Beyond the Numbers: Understanding Cryptocurrency Trends

Posted by Paul Murry
6
May 1, 2025
290 Views

There’s a temptation, when looking at a cryptocurrency chart, to think it’s trying to tell you something. Not shout, exactly. Just suggest. The upward slope as promise. The sudden dip as punishment. The jagged line as drama. But charts don’t think. They’re just records—visual representations of human decisions, panic, optimism, and, occasionally, boredom. You can read them, yes, but you must learn not to listen too hard. They’re not prophecies. They’re histories.

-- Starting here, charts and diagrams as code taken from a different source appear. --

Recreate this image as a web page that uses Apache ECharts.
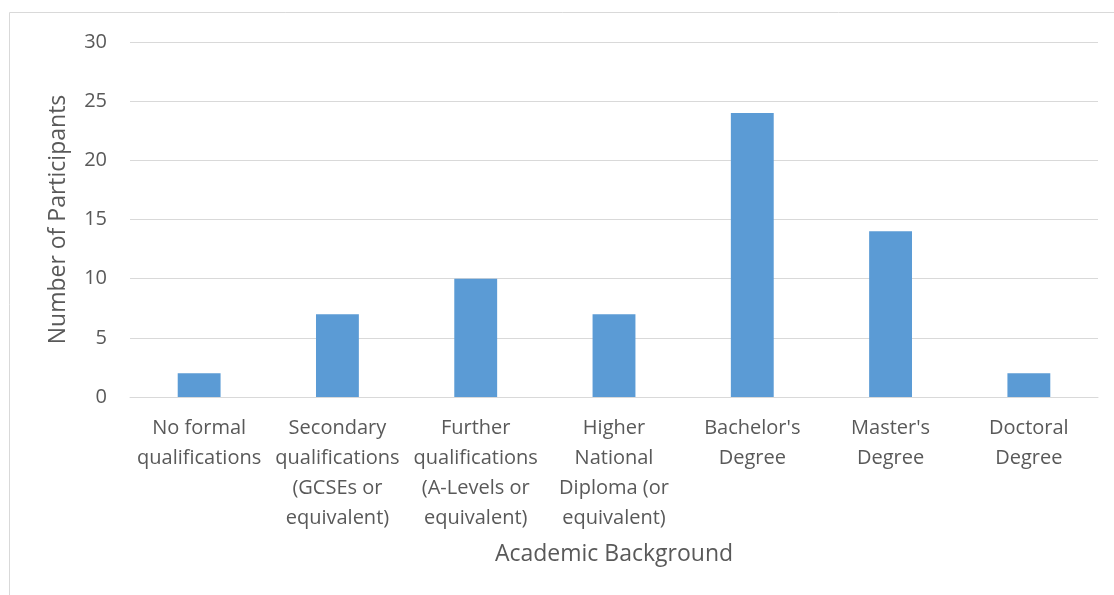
<!DOCTYPE html>
<html>
<head>
<meta charset="utf-8">
<script src="https://cdn.jsdelivr.net/npm/echarts@6/dist/echarts.min.js"></script>
<style>
  html, body { margin: 0; padding: 0; background: #fff; }
  #chart { width: 1114px; height: 595px; }
</style>
</head>
<body>
<div id="chart"></div>
<script>
// 类别（横轴标签）
var categories = [
  'No formal\nqualifications',
  'Secondary\nqualifications\n(GCSEs or\nequivalent)',
  'Further\nqualifications\n(A-Levels or\nequivalent)',
  'Higher\nNational\nDiploma (or\nequivalent)',
  "Bachelor's\nDegree",
  "Master's\nDegree",
  'Doctoral\nDegree'
];
// 每个类别的人数
var participants = [2, 7, 10, 7, 24, 14, 2];

var textColor = '#595959';
var lineColor = '#d9d9d9';
var fontFamily = '"Open Sans", "Noto Sans", sans-serif';

var myChart = echarts.init(document.getElementById('chart'));
var option = {
  animation: false,
  textStyle: { fontFamily: fontFamily, color: textColor },
  graphic: [{
    type: 'rect',
    shape: { x: 9.5, y: 12.5, width: 1200, height: 700 },
    style: { fill: 'none', stroke: lineColor, lineWidth: 1 }
  }],
  grid: { left: 130, right: 16, top: 42, bottom: 198 },
  xAxis: {
    type: 'category',
    data: categories,
    name: 'Academic Background',
    nameLocation: 'middle',
    nameGap: 146,
    nameTextStyle: { fontSize: 23, color: textColor, fontFamily: fontFamily },
    axisLine: { lineStyle: { color: lineColor, width: 1 } },
    axisTick: { show: false },
    axisLabel: {
      interval: 0,
      fontSize: 20,
      lineHeight: 30,
      margin: 16,
      color: textColor,
      fontFamily: fontFamily
    }
  },
  yAxis: {
    type: 'value',
    min: 0,
    max: 30,
    interval: 5,
    name: 'Number of Participants',
    nameLocation: 'middle',
    nameGap: 60,
    nameTextStyle: { fontSize: 23, color: textColor, fontFamily: fontFamily },
    axisLine: { show: false },
    axisTick: { show: false },
    axisLabel: { fontSize: 20, margin: 23, color: textColor, fontFamily: fontFamily },
    splitLine: { lineStyle: { color: lineColor, width: 1 } }
  },
  series: [{
    type: 'bar',
    data: participants,
    barWidth: '31%',
    itemStyle: { color: '#5b9bd5' }
  }]
};
myChart.setOption(option);
</script>
</body>
</html>
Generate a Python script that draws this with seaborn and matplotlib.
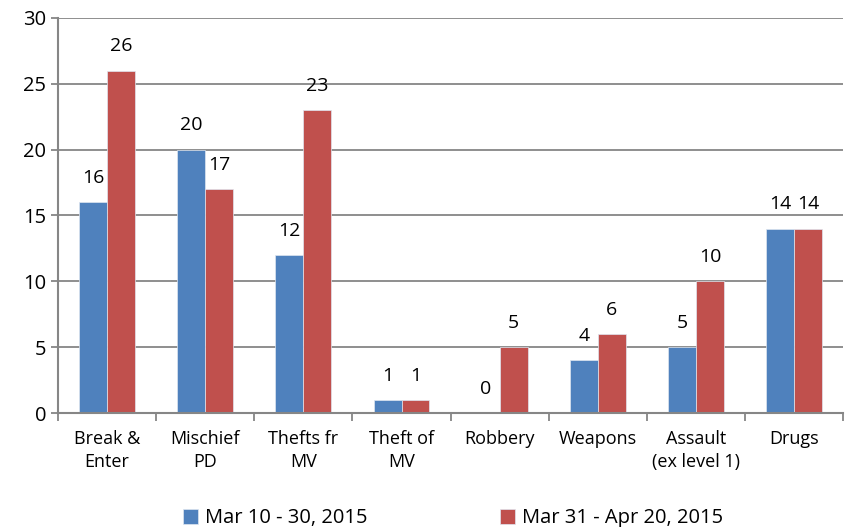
import matplotlib
matplotlib.use('Agg')
import matplotlib.pyplot as plt
import numpy as np
import pandas as pd
import seaborn as sns

categories = ['Break &\nEnter', 'Mischief\nPD', 'Thefts fr\nMV', 'Theft of\nMV',
              'Robbery', 'Weapons', 'Assault\n(ex level 1)', 'Drugs']
period1 = [16, 20, 12, 1, 0, 4, 5, 14]
period2 = [26, 17, 23, 1, 5, 6, 10, 14]
series_names = ['Mar 10 - 30, 2015', 'Mar 31 - Apr 20, 2015']

df = pd.DataFrame({
    'category': categories * 2,
    'count': period1 + period2,
    'period': [series_names[0]] * len(categories) + [series_names[1]] * len(categories),
})

sns.set_style('white')
plt.rcParams['font.family'] = ['Open Sans', 'DejaVu Sans']
plt.rcParams['text.color'] = 'black'
plt.rcParams['xtick.color'] = 'black'
plt.rcParams['ytick.color'] = 'black'
grey = '#868686'

fig = plt.figure(figsize=(8.46, 5.27), dpi=100)
ax = fig.add_axes([0.0686, 0.2163, 0.928, 0.7497])

ax = sns.barplot(data=df, x='category', y='count', hue='period',
                 palette=['#4F81BD', '#C0504D'], saturation=1, width=0.57, ax=ax,
                 edgecolor='#dfe6f0', linewidth=0.5)

for c in ax.containers:
    ax.bar_label(c, padding=11, fontsize=14)

ax.set_ylim(0, 30)
ax.set_yticks(range(0, 31, 5))
ax.set_xlim(-0.5, len(categories) - 0.5)
ax.yaxis.grid(True, color=grey, linewidth=1.3)
ax.set_axisbelow(True)
ax.set_xlabel('')
ax.set_ylabel('')

for s in ['top', 'right']:
    ax.spines[s].set_visible(False)
for s in ['left', 'bottom']:
    ax.spines[s].set_color(grey)
    ax.spines[s].set_linewidth(1.5)

ax.tick_params(axis='y', left=True, length=5, color=grey, width=1.3, labelsize=14.5,
               labelcolor='black')
ax.tick_params(axis='x', which='major', bottom=False, labelsize=13, pad=9,
               labelcolor='black')
for t in ax.get_xticklabels():
    t.set_linespacing(1.35)
ax.set_xticks(np.arange(-0.5, len(categories), 1), minor=True)
ax.tick_params(axis='x', which='minor', bottom=True, length=6, color=grey, width=1.3)

ax.legend(loc='upper center', bbox_to_anchor=(0.503, -0.195), ncol=2, frameon=False,
          fontsize=14.5, handlelength=0.75, handleheight=0.75, handletextpad=0.35,
          columnspacing=6.6)

fig.savefig('out.png', dpi=100)
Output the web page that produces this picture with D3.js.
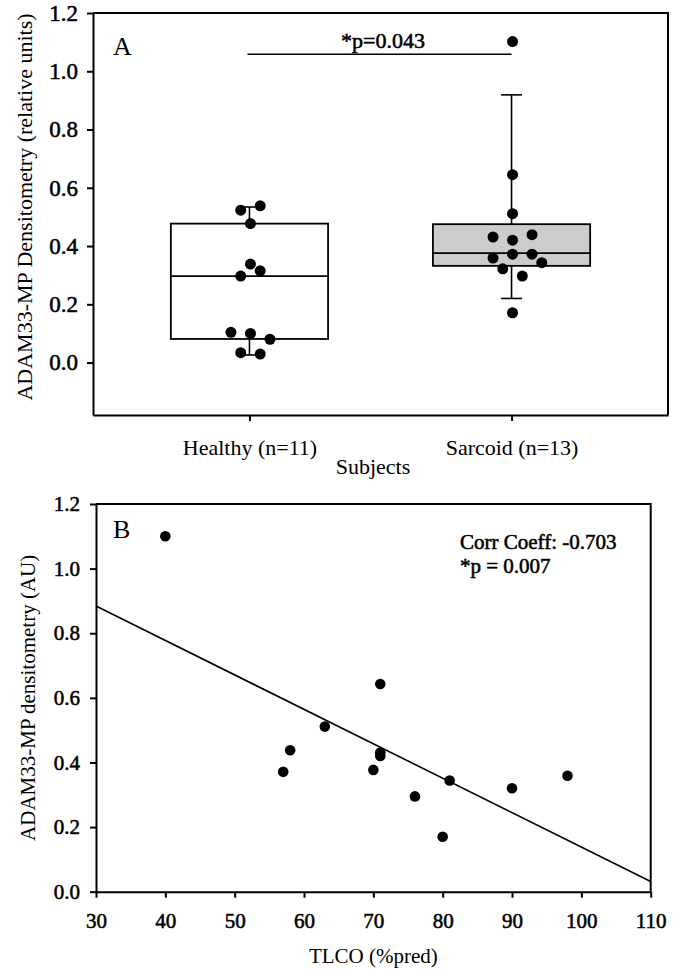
<!DOCTYPE html>
<html>
<head>
<meta charset="utf-8">
<script src="https://cdn.jsdelivr.net/npm/d3@7"></script>
<style>
  body { margin: 0; background: #fff; }
  svg text { font-family: "Liberation Serif", "Times New Roman", serif; fill: #000; }
</style>
</head>
<body>
<svg id="chart" width="677" height="971"></svg>
<script>
// panel A - box plots
const groups = ["Healthy (n=11)", "Sarcoid (n=13)"];
const healthyValues = [0.523, 0.538, 0.477, 0.338, 0.315, 0.297, 0.104, 0.100, 0.080, 0.034, 0.029];
const healthySlots  = [-1, 1, 0, 0, 1, -1, -2, 0, 2, -1, 1];
const sarcoidValues = [1.102, 0.645, 0.511, 0.431, 0.420, 0.439, 0.359, 0.372, 0.372, 0.343, 0.322, 0.297, 0.171];
const sarcoidSlots  = [0, 0, 0, -2, 0, 2, -2, 0, 2, 3, -1, 1, 0];
const boxQ1 = [0.081, 0.332];
const boxMedian = [0.297, 0.376];
const boxQ3 = [0.477, 0.475];
const whiskerLow = [0.026, 0.220];
const whiskerHigh = [0.534, 0.919];
const boxFill = ["#ffffff", "#cccccc"];
const sigLevel = 1.058;
const sigLabel = "*p=0.043";
const yTicksA = [0, 0.2, 0.4, 0.6, 0.8, 1.0, 1.2];

// panel B - scatter + fit
const tlco = [40, 57, 58, 63, 71, 71, 71, 70, 76, 80, 81, 90, 98];
const adam = [1.10, 0.371, 0.438, 0.511, 0.643, 0.431, 0.420, 0.377, 0.295, 0.170, 0.344, 0.320, 0.359];
const fitIntercept = 1.204, fitSlope = -0.01066;
const xTicksB = [30, 40, 50, 60, 70, 80, 90, 100, 110];
const yTicksB = [0, 0.2, 0.4, 0.6, 0.8, 1.0, 1.2];
const statLines = ["Corr Coeff: -0.703", "*p = 0.007"];

const svg = d3.select("#chart");

function frame(g, x0, x1, y0, y1) {
  g.append("path")
    .attr("d", `M${x0},${y0}H${x1}V${y1}`)
    .attr("fill", "none").attr("stroke", "#000").attr("stroke-width", 2);
}
// heavier text: regular face with a thin outline
function heavy(sel) {
  sel.attr("stroke", "#000").attr("stroke-width", 0.55).attr("paint-order", "stroke");
}
function styleAxis(size, thick) {
  return g => {
    g.selectAll("path.domain").attr("stroke-width", 2);
    g.selectAll(".tick line").attr("stroke-width", 2);
    const t = g.selectAll("text").attr("font-size", size).attr("font-family", null);
    if (thick) t.call(heavy);
  };
}

// ---------- Panel A ----------
const A = { l: 93, r: 668, t: 13, b: 415 };
const xA = d3.scalePoint().domain(groups).range([A.l, A.r]).padding(0.597);
const yA = d3.scaleLinear().domain([-0.18, 1.2]).range([A.b, A.t]);
const step = xA.step(), boxW = step * 0.6, capW = 21, slotW = 9.75;

const gA = svg.append("g");
frame(gA, A.l, A.r, A.t, A.b);

gA.append("g").attr("transform", `translate(${A.l},0)`)
  .call(d3.axisLeft(yA).tickValues(yTicksA).tickFormat(d3.format(".1f"))
    .tickSize(6).tickPadding(9).tickSizeOuter(0))
  .call(styleAxis(23, true));

gA.append("g").attr("transform", `translate(0,${A.b})`)
  .call(d3.axisBottom(xA).tickSize(6).tickPadding(18).tickSizeOuter(0))
  .call(styleAxis(22, false));

// boxes
groups.forEach((gname, i) => {
  const cx = xA(gname);
  const g = gA.append("g");
  g.append("line").attr("x1", cx).attr("x2", cx)
    .attr("y1", yA(boxQ3[i])).attr("y2", yA(whiskerHigh[i]))
    .attr("stroke", "#000").attr("stroke-width", 1.6);
  g.append("line").attr("x1", cx).attr("x2", cx)
    .attr("y1", yA(boxQ1[i])).attr("y2", yA(whiskerLow[i]))
    .attr("stroke", "#000").attr("stroke-width", 1.6);
  [whiskerHigh[i], whiskerLow[i]].forEach(v => {
    g.append("line").attr("x1", cx - capW / 2).attr("x2", cx + capW / 2)
      .attr("y1", yA(v)).attr("y2", yA(v))
      .attr("stroke", "#000").attr("stroke-width", 1.6);
  });
  g.append("rect").attr("x", cx - boxW / 2).attr("width", boxW)
    .attr("y", yA(boxQ3[i])).attr("height", yA(boxQ1[i]) - yA(boxQ3[i]))
    .attr("fill", boxFill[i]).attr("stroke", "#000").attr("stroke-width", 1.8);
  g.append("line").attr("x1", cx - boxW / 2).attr("x2", cx + boxW / 2)
    .attr("y1", yA(boxMedian[i])).attr("y2", yA(boxMedian[i]))
    .attr("stroke", "#000").attr("stroke-width", 1.8);
});

// points
const ptsA = healthyValues.map((v, i) => ({ g: groups[0], v: v, s: healthySlots[i] }))
  .concat(sarcoidValues.map((v, i) => ({ g: groups[1], v: v, s: sarcoidSlots[i] })));
gA.selectAll("circle.pt").data(ptsA).join("circle")
  .attr("class", "pt")
  .attr("cx", d => xA(d.g) + 1 + d.s * slotW)
  .attr("cy", d => yA(d.v))
  .attr("r", 5.5).attr("fill", "#000");

// significance bar
gA.append("line")
  .attr("x1", xA(groups[0]) - 2).attr("x2", xA(groups[1]))
  .attr("y1", yA(sigLevel)).attr("y2", yA(sigLevel))
  .attr("stroke", "#000").attr("stroke-width", 1.5);
gA.append("text").attr("x", 383).attr("y", 47.5).attr("text-anchor", "middle")
  .attr("font-size", 22).text(sigLabel).call(heavy);

gA.append("text").attr("x", 113).attr("y", 55).attr("font-size", 26).text("A");
gA.append("text").attr("x", 373).attr("y", 474).attr("text-anchor", "middle")
  .attr("font-size", 22).text("Subjects");
gA.append("text").attr("transform", `translate(31.5,${(A.t + A.b) / 2 - 7}) rotate(-90)`)
  .attr("text-anchor", "middle").attr("font-size", 22)
  .text("ADAM33-MP Densitometry (relative units)");

// ---------- Panel B ----------
const B = { l: 96, r: 650.7, t: 504, b: 891.7 };
const xB = d3.scaleLinear().domain([30, 110]).range([B.l, B.r]);
const yB = d3.scaleLinear().domain([0, 1.2]).range([B.b, B.t]);

const gB = svg.append("g");
frame(gB, B.l, B.r, B.t, B.b);

gB.append("g").attr("transform", `translate(${B.l},0)`)
  .call(d3.axisLeft(yB).tickValues(yTicksB).tickFormat(d3.format(".1f"))
    .tickSize(6).tickPadding(10).tickSizeOuter(0))
  .call(styleAxis(21, true));

gB.append("g").attr("transform", `translate(0,${B.b})`)
  .call(d3.axisBottom(xB).tickValues(xTicksB).tickFormat(d3.format("d"))
    .tickSize(6).tickPadding(15).tickSizeOuter(0))
  .call(styleAxis(21, true));

const fitX = xB.domain();
gB.append("line")
  .attr("x1", xB(fitX[0])).attr("y1", yB(fitIntercept + fitSlope * fitX[0]))
  .attr("x2", xB(fitX[1])).attr("y2", yB(fitIntercept + fitSlope * fitX[1]))
  .attr("stroke", "#000").attr("stroke-width", 1.6);

gB.selectAll("circle.pt").data(tlco).join("circle")
  .attr("class", "pt")
  .attr("cx", (d, i) => xB(d))
  .attr("cy", (d, i) => yB(adam[i]))
  .attr("r", 5.3).attr("fill", "#000");

gB.selectAll("text.stat").data(statLines).join("text")
  .attr("class", "stat")
  .attr("x", 460).attr("y", (d, i) => 549 + i * 24)
  .attr("font-size", 21).text(d => d).call(heavy);

gB.append("text").attr("x", 113).attr("y", 538).attr("font-size", 26).text("B");
gB.append("text").attr("x", (B.l + B.r) / 2).attr("y", 963).attr("text-anchor", "middle")
  .attr("font-size", 21).text("TLCO (%pred)");
gB.append("text").attr("transform", `translate(35,${(B.t + B.b) / 2}) rotate(-90)`)
  .attr("text-anchor", "middle").attr("font-size", 21)
  .text("ADAM33-MP densitometry (AU)");
</script>
</body>
</html>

Which is perhaps why people fixate on them. Especially the figure at the top—the Bitcoin price today, flashing red or green like a traffic light. It puts some people off. Too volatile, they say. Too unpredictable. But others lean in. Because volatility, to them, means possibility. And in that, Bitcoin behaves like any asset traded in the open: it's moved by belief and reaction, not mathematics alone. If you’re looking for calm, cryptocurrency might not be the right lake. But if you're curious about patterns that repeat—where price meets psychology—then charts can become something else entirely: a shorthand for crowd behaviour. It is, in essence, the narrative of emotion plotted with mathematical exactness, though often divorced from logic.

Trends Aren’t the Trend

It’s easy to mistake a trend for a trajectory. But the thing about cryptocurrency is it rarely obliges. A trend upwards doesn’t mean “up forever.” A long slide down doesn’t mean the end. Instead, what emerges, over time, is a texture. The feeling that while each week may bring spikes and troughs, the larger shape—the fingerprint, almost—remains oddly familiar. A lot of people miss that because they’re too close to the graph. Zooming out helps. Look at a day, then a month. A quarter, then a year. Watch how the drama turns to rhythm.

And that rhythm doesn’t live in the numbers alone. It lives in the world around them. Announcements, scandals, new tech, macro shifts—these are the things that feed into price, not just through logic, but sentiment. Understanding cryptocurrency trends, then, becomes less about lines and more about timing. Not the kind that tells you when to buy or sell, but the kind that says: here’s what people were thinking. Here’s what they felt. Markets, particularly in crypto, are not rational organisms—they’re responsive ones. They respond to pressure and relief. To faith and fatigue.

Behaviour Hides in the Gaps

The white space between the candles—the unplotted territory—is where the real information sits. It’s what makes a trader hold or exit. It’s what pulls new investors in, or shuts them out. The chart might show you a 10% dip, but it doesn’t show you why someone decided they’d had enough. Or why someone else decided it was time to double down. That part is human, and messy, and mostly invisible. Still, the market records the consequence, if not the cause.

But watch long enough and patterns emerge. Not just head-and-shoulders or flags or whatever the textbooks say. But actual human rhythms: weekend slumps, payday bumps, regulatory jitters. These aren’t technical patterns. They’re social ones. And to understand them is to understand that markets are made of people first. The chart just maps where they’ve already been. In that sense, chart-watching becomes less like a science and more like anthropology.

Noise vs Signal

Some people check the charts every fifteen minutes. Others once a week. Neither is necessarily right. But both run the risk of misreading noise for signal. A sudden move might mean something—but it might not. Context is everything. Volume, timing, momentum, even the mood in other markets. They all feed into the story the chart is telling. Or not telling. One day’s movement may mean nothing in the long arc of a year.

Learning to ignore the noise is its own kind of discipline. It takes time. You begin to notice when a move is unusual, and when it’s just part of the usual chaos. You start to feel, rather than calculate, the difference between activity and panic. And if you’re lucky, you stop needing to explain every up or down. Sometimes things just move. That’s the market. That’s life. Knowing the difference isn’t just useful. It’s liberating.

The Other Kind of Research

People think crypto is a numbers game. And yes, there are numbers. But those who stay tend to be the ones who read more than charts. They read news. They read communities. They read the room, basically. And the room matters. Sentiment is powerful. It can prop up a weak token or crush a strong one. It doesn’t always make sense. But it matters. You can’t chart it easily, but it’s there, pushing and pulling behind the scenes.

If you want to understand cryptocurrency trends, you have to understand belief. And that doesn’t always show up on a spreadsheet. Sometimes it’s in a tweet, or a forum post, or the general tone of conversation. Confidence is contagious. So is fear. Trends form not just from data but from feeling. Read both. And remember: trendlines are drawn in hindsight. Belief happens in the moment.

FAQs

Q: Should I use charts to decide when to buy or sell crypto?
A: Charts can help you understand market patterns, but they’re best used alongside other types of research. Trends are part data, part human behaviour.

Q: What makes crypto different from other assets in terms of trend analysis?
A: Crypto is more sentiment-driven and influenced by global news and community activity. It reacts faster and less predictably than many traditional assets.